Today is my stop on the Mystery & Mayhem tour and I’m here with a brilliant guest post from the lovely and talented Clementime Beauvais! But before we jump to that, here’s some more information on the book!
One challenge: can YOU solve the crimes before the heroes of the stories?
These are twelve brand-new short stories from twelve of the best children’s crime writers writing today.
These creepy, hilarious, brain-boggling, heart-pounding mysteries feature daring, brilliant young detectives, and this anthology is a must for fans of crime fiction and detection, especially the Murder Most Unladylike Mysteries, The Roman Mysteries and The Mystery of the Clockwork Sparrow.
I have a special fondness for short stories. My very first published piece of writing, in 2010, was a short story: I’d been runner-up in a national competition in France, and my story ended up in a published anthology. My name was printed in that book. And a biography. A biography! I couldn’t believe I had a biography. Since I hadn’t done anything notable, it was just full of my favourite books, and vague ambitions (which turned out not to last) of working in publishing.
Anyway, that short story was a reworking of Dr Jekyll and Mr Hyde, perhaps a bit too ‘adult’ to be described here (I’m not worried about you, young people who might be reading this, but about your sensitive parents, who may never have heard of the kind of things that happened in that story); the important point is, there was a twist at the end.
And a pretty good twist, even though I say so myself, and it’s bad to brag (unless you happen to have written a story with a really pretty great twist.)
Twists, to me, are the great and awesome difference between short-story writing and longer types of writing. My favourite short stories, from Saki to Roald Dahl, were the ones where the last page – the last line – or, even better, the last word – made you rethink the whole thing and go So THAT’S what was going on!
Twists can be funny, tragic, scary, weird or even completely nonsensical. A great example of a nonsensical twist is Alphonse Allais’ A Very Parisian Drama. In that story, Raoul and Marguerite, who form a rather unhappy couple, each receive an anonymous letter. Marguerite’s letter says that Raoul will be going to a carnival, in a few nights’ time, dressed as a Templar; Raoul’s letter says that Marguerite will be going to a carnival, in a few nights’ time, dressed as a Congolese boat (don’t ask).
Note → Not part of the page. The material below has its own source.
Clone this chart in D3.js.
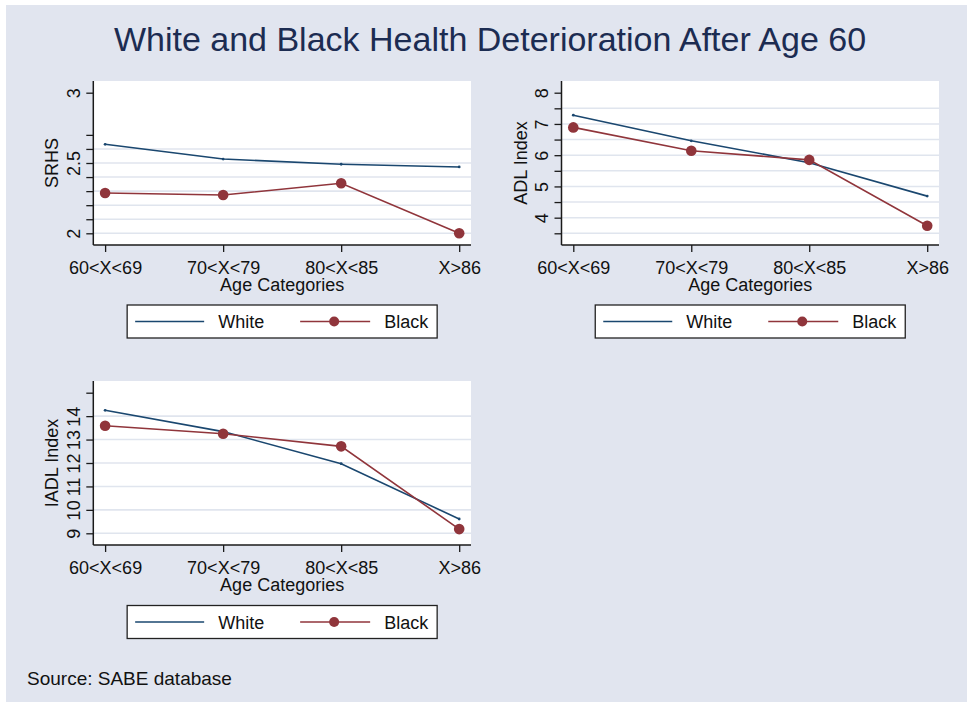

They both decide to go and spy on the other’s behaviour at that mysterious carnival. Raoul decides to dress as a Templar for the occasion – and Marguerite, as a Congolese boat (don’t ask).
At the carnival, a man dressed as a Templar starts flirting with a woman dressed as a Congolese boat. They end up in a room together, and pull down each other’s masks… and then…
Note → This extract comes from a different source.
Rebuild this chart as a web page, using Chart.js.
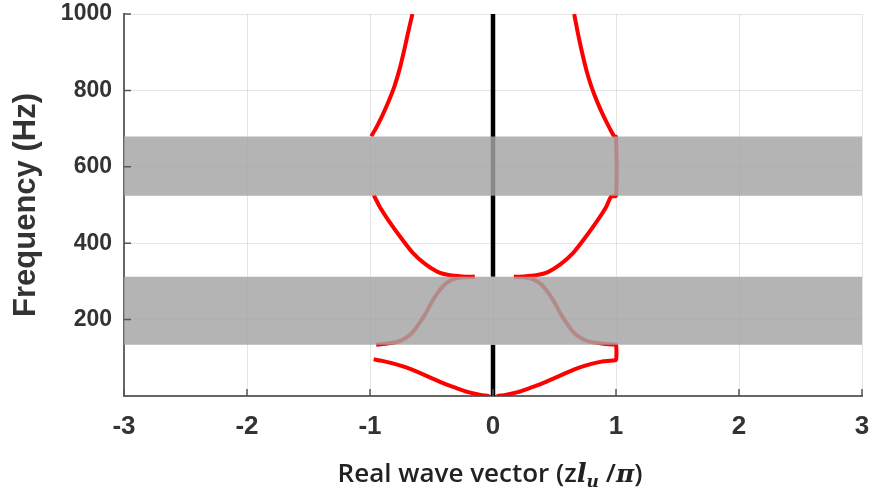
<!DOCTYPE html>
<html>
<head>
<meta charset="utf-8">
<script src="https://cdn.jsdelivr.net/npm/chart.js@4.4.1/dist/chart.umd.min.js"></script>
<style>
  html, body { margin: 0; padding: 0; background: #fff; }
  #wrap { width: 869px; height: 492px; }
</style>
</head>
<body>
<div id="wrap"><canvas id="myChart" width="869" height="492"></canvas></div>
<script>
// axes
const xTickValues = [-3, -2, -1, 0, 1, 2, 3];
const yTickValues = [200, 400, 600, 800, 1000];

// band gaps (Hz)
const bandLow = [134, 312];
const bandHigh = [524, 679];

// lowest branch, left side
const lowLeftX = [-0.97, -0.9, -0.8, -0.7, -0.6, -0.5, -0.4, -0.3, -0.2, -0.1, -0.03];
const lowLeftY = [96, 92, 84, 74, 61, 47, 33, 21, 10, 3, 0];

// lowest branch right + step at x=1 + curve inside first gap
const lowRightX = [0.03, 0.1, 0.2, 0.3, 0.4, 0.5, 0.6, 0.7, 0.8, 0.9, 0.97, 1.0, 1.0, 0.97, 0.9, 0.8, 0.75, 0.7, 0.65, 0.6, 0.55, 0.5, 0.45, 0.4, 0.35, 0.3, 0.25, 0.17];
const lowRightY = [0, 3, 10, 21, 33, 47, 61, 74, 84, 91, 93, 94, 134, 135, 137, 141, 146, 155, 168, 190, 215, 245, 270, 290, 302, 308, 311, 312];

// curve inside first gap, left side
const gapLeftX = [-0.95, -0.9, -0.8, -0.75, -0.7, -0.65, -0.6, -0.55, -0.5, -0.45, -0.4, -0.35, -0.3, -0.25, -0.15];
const gapLeftY = [134, 136, 140, 145, 154, 168, 190, 215, 245, 270, 290, 302, 308, 311, 312];

// second branch, left side
const midLeftX = [-0.15, -0.25, -0.35, -0.45, -0.55, -0.65, -0.75, -0.85, -0.92, -0.97];
const midLeftY = [312, 313, 316, 325, 345, 374, 415, 460, 495, 526];

// second branch right + step at x=1 + third branch right
const upRightX = [0.17, 0.25, 0.35, 0.45, 0.55, 0.65, 0.75, 0.85, 0.92, 0.96, 1.0, 1.0, 0.985, 0.95, 0.9, 0.85, 0.8, 0.76, 0.72, 0.69, 0.66];
const upRightY = [312, 313, 316, 325, 345, 374, 415, 460, 495, 522, 524, 679, 680, 700, 732, 768, 810, 852, 905, 950, 1000];

// third branch, left side
const topLeftX = [-0.99, -0.95, -0.9, -0.85, -0.8, -0.76, -0.72, -0.69, -0.655];
const topLeftY = [680, 702, 734, 770, 812, 855, 908, 952, 1000];

// black line at x = 0
const zeroX = [0, 0, null, 0, 0];
const zeroY = [0, 134, null, 312, 1000];

function pts(xs, ys) {
    return xs.map((x, i) => (x === null ? { x: 0, y: null } : { x: x, y: ys[i] }));
}

function redLine(xs, ys) {
    return {
        data: pts(xs, ys),
        borderColor: '#ff0000',
        borderWidth: 4,
        tension: 0.2,
        order: 2
    };
}

function band(b) {
    return {
        data: [{ x: -3, y: b[1] }, { x: 3, y: b[1] }],
        borderWidth: 0,
        borderColor: 'rgba(0,0,0,0)',
        backgroundColor: 'rgba(165,165,165,0.83)',
        fill: { value: b[0] },
        order: 0
    };
}

// ticks tournés vers l'intérieur, comme matlab
const innerTicks = {
    id: 'innerTicks',
    afterDatasetsDraw(chart) {
        const ctx = chart.ctx;
        const xs = chart.scales.x, ys = chart.scales.y;
        const a = chart.chartArea;
        ctx.save();
        ctx.strokeStyle = '#555';
        ctx.lineWidth = 1.5;
        ctx.beginPath();
        xTickValues.forEach(v => {
            const px = xs.getPixelForValue(v);
            ctx.moveTo(px, a.bottom);
            ctx.lineTo(px, a.bottom - 7);
        });
        yTickValues.forEach(v => {
            const py = ys.getPixelForValue(v);
            ctx.moveTo(a.left, py);
            ctx.lineTo(a.left + 7, py);
        });
        ctx.stroke();
        ctx.restore();
    }
};

// titre de l'axe x avec une partie mathematique
const xTitle = {
    id: 'xTitle',
    afterDraw(chart) {
        const ctx = chart.ctx;
        const parts = [
            { t: 'Real wave vector (z', f: '600 26px "Open Sans"', dy: 0 },
            { t: 'l', f: 'italic bold 26px "DejaVu Serif"', dy: 0 },
            { t: 'u', f: 'italic bold 17px "DejaVu Serif"', dy: 5 },
            { t: ' /', f: '600 26px "Open Sans"', dy: 0 },
            { t: '\u03C0', f: 'italic bold 25px "DejaVu Serif"', dy: 0 },
            { t: ')', f: '600 26px "Open Sans"', dy: 0 }
        ];
        ctx.save();
        ctx.fillStyle = '#222';
        ctx.textBaseline = 'alphabetic';
        let total = 0;
        parts.forEach(p => { ctx.font = p.f; p.w = ctx.measureText(p.t).width; total += p.w; });
        let x = 490 - total / 2;
        parts.forEach(p => {
            ctx.font = p.f;
            ctx.fillText(p.t, x, 482 + p.dy);
            x += p.w;
        });
        ctx.restore();
    }
};

const ctx = document.getElementById('myChart').getContext('2d');
const myChart = new Chart(ctx, {
    type: 'scatter',
    data: {
        datasets: [
            band(bandLow),
            band(bandHigh),
            {
                data: pts(zeroX, zeroY),
                borderColor: '#000',
                borderWidth: 4.5,
                spanGaps: false,
                order: 1
            },
            redLine(lowLeftX, lowLeftY),
            redLine(lowRightX, lowRightY),
            redLine(gapLeftX, gapLeftY),
            redLine(midLeftX, midLeftY),
            redLine(upRightX, upRightY),
            redLine(topLeftX, topLeftY)
        ]
    },
    options: {
        responsive: false,
        animation: false,
        showLine: true,
        elements: { point: { radius: 0, hoverRadius: 0 } },
        layout: { padding: { top: 14, right: 7, left: 0, bottom: 0 } },
        plugins: { legend: { display: false }, tooltip: { enabled: false } },
        scales: {
            x: {
                type: 'linear',
                min: -3,
                max: 3,
                afterBuildTicks: s => { s.ticks = xTickValues.map(v => ({ value: v })); },
                afterFit: s => { s.height = 96; s.paddingLeft = 0; s.paddingRight = 0; },
                grid: { color: 'rgba(0,0,0,0.1)', lineWidth: 1, drawTicks: false },
                border: { color: '#666', width: 2 },
                ticks: {
                    padding: 15,
                    color: '#333',
                    callback: v => String(v),
                    font: { family: '"Liberation Sans", Arial', size: 26, weight: 'bold' }
                }
            },
            y: {
                type: 'linear',
                min: 0,
                max: 1000,
                afterBuildTicks: s => { s.ticks = yTickValues.map(v => ({ value: v })); },
                afterFit: s => { s.width = 124; s.paddingTop = 0; s.paddingBottom = 0; },
                grid: { color: 'rgba(0,0,0,0.1)', lineWidth: 1, drawTicks: false },
                border: { color: '#666', width: 2 },
                title: {
                    display: true,
                    text: 'Frequency (Hz)',
                    color: '#333',
                    padding: { top: 8, bottom: 0 },
                    font: { family: '"Liberation Sans", Arial', size: 31, weight: 'bold' }
                },
                ticks: {
                    padding: 12,
                    color: '#333',
                    callback: v => String(v),
                    font: { family: '"Liberation Sans", Arial', size: 23, weight: 'bold' }
                }
            }
        }
    },
    plugins: [innerTicks, xTitle]
});
</script>
</body>
</html>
“Both at the same time had a scream of surprise – as they failed to recognise the other.
He wasn’t Raoul.
She wasn’t Marguerite.
They apologised profusely to each other, and got to know each other better around a nice little supper, that’s all I can tell you.”
Absurd. And hilarious! The kind of story you can only write over few pages – and make it crisp, concise, and utterly unexpected. Writing this story as a novel would kill it.
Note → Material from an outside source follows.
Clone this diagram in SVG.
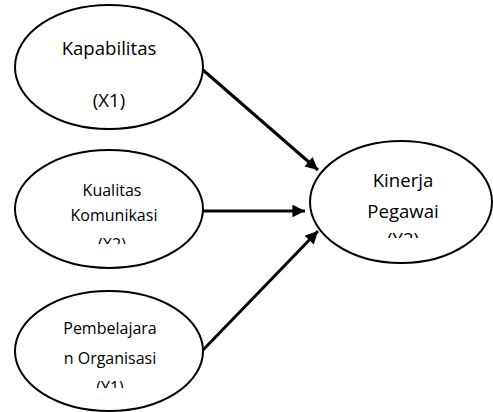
<svg xmlns="http://www.w3.org/2000/svg" width="493" height="412" viewBox="0 0 493 412">
<style>
.node ellipse{fill:#fff;stroke:#000;stroke-width:2}
.lbl{font-family:"Open Sans","Noto Sans","Liberation Sans",sans-serif;fill:#000;text-anchor:middle}
.big{font-size:18.6px}
.small{font-size:16px}
.conn line{stroke:#000;stroke-width:3;marker-end:url(#ah)}
</style>
<defs>
<marker id="ah" viewBox="0 0 10 10" refX="10" refY="5" markerWidth="4.6" markerHeight="4.2" orient="auto" markerUnits="strokeWidth">
<path d="M0,0 L10,5 L0,10 z" fill="#000"/>
</marker>
<clipPath id="c2"><rect x="0" y="0" width="493" height="244"/></clipPath>
<clipPath id="c3"><rect x="0" y="0" width="493" height="388"/></clipPath>
<clipPath id="c4"><rect x="0" y="0" width="493" height="238"/></clipPath>
</defs>
<g id="n1" class="node">
<ellipse cx="109" cy="67" rx="94" ry="62"/>
<text class="lbl big" x="109" y="55">Kapabilitas</text>
<text class="lbl big" x="109" y="107">(X1)</text>
</g>
<g id="n2" class="node">
<ellipse cx="109" cy="209" rx="94" ry="59"/>
<text class="lbl small" x="112" y="196">Kualitas</text>
<text class="lbl small" x="114" y="221">Komunikasi</text>
<text class="lbl small" x="112" y="250" clip-path="url(#c2)">(X2)</text>
</g>
<g id="n3" class="node">
<ellipse cx="109" cy="351" rx="94" ry="60"/>
<text class="lbl small" x="110" y="334">Pembelajara</text>
<text class="lbl small" x="110" y="364">n Organisasi</text>
<text class="lbl small" x="110" y="393" clip-path="url(#c3)">(Y1)</text>
</g>
<g id="n4" class="node">
<ellipse cx="401" cy="202" rx="91" ry="61"/>
<text class="lbl big" x="403" y="187">Kinerja</text>
<text class="lbl big" x="403" y="218">Pegawai</text>
<text class="lbl big" x="403" y="246" clip-path="url(#c4)">(Y2)</text>
</g>
<g id="connectors" class="conn">
<line x1="203" y1="70" x2="318" y2="170"/>
<line x1="203" y1="211" x2="305" y2="211"/>
<line x1="203" y1="350" x2="318" y2="231"/>
</g>
</svg>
Short stories are very hard to craft well. They must be precise, chiselled, impeccably structured, concise and luminous. There’s not enough space to write badly. If you’re going to write a short story because you think it’s easy, don’t do it. You’ll need to have written many novels before writing a short story becomes easy.
For a reader, short stories are brilliant ways of dipping into the imaginations of writers – but don’t think they’re samples of their writing. Writers write differently when they write short stories. They’re more cynical, more cruel, more fun and weirder when they write short stories. Short stories have a tendency to get out the best – and darkest – in people.
I hope you enjoy the twists and turns of Mystery and Mayhem. You’re in for a treat – like a neatly-packaged box of chocolates. Well, some of them might be poisonous, or contain shards of glass or hidden razors – who knows? But it only makes the tasting more exciting. Are you ready to bite?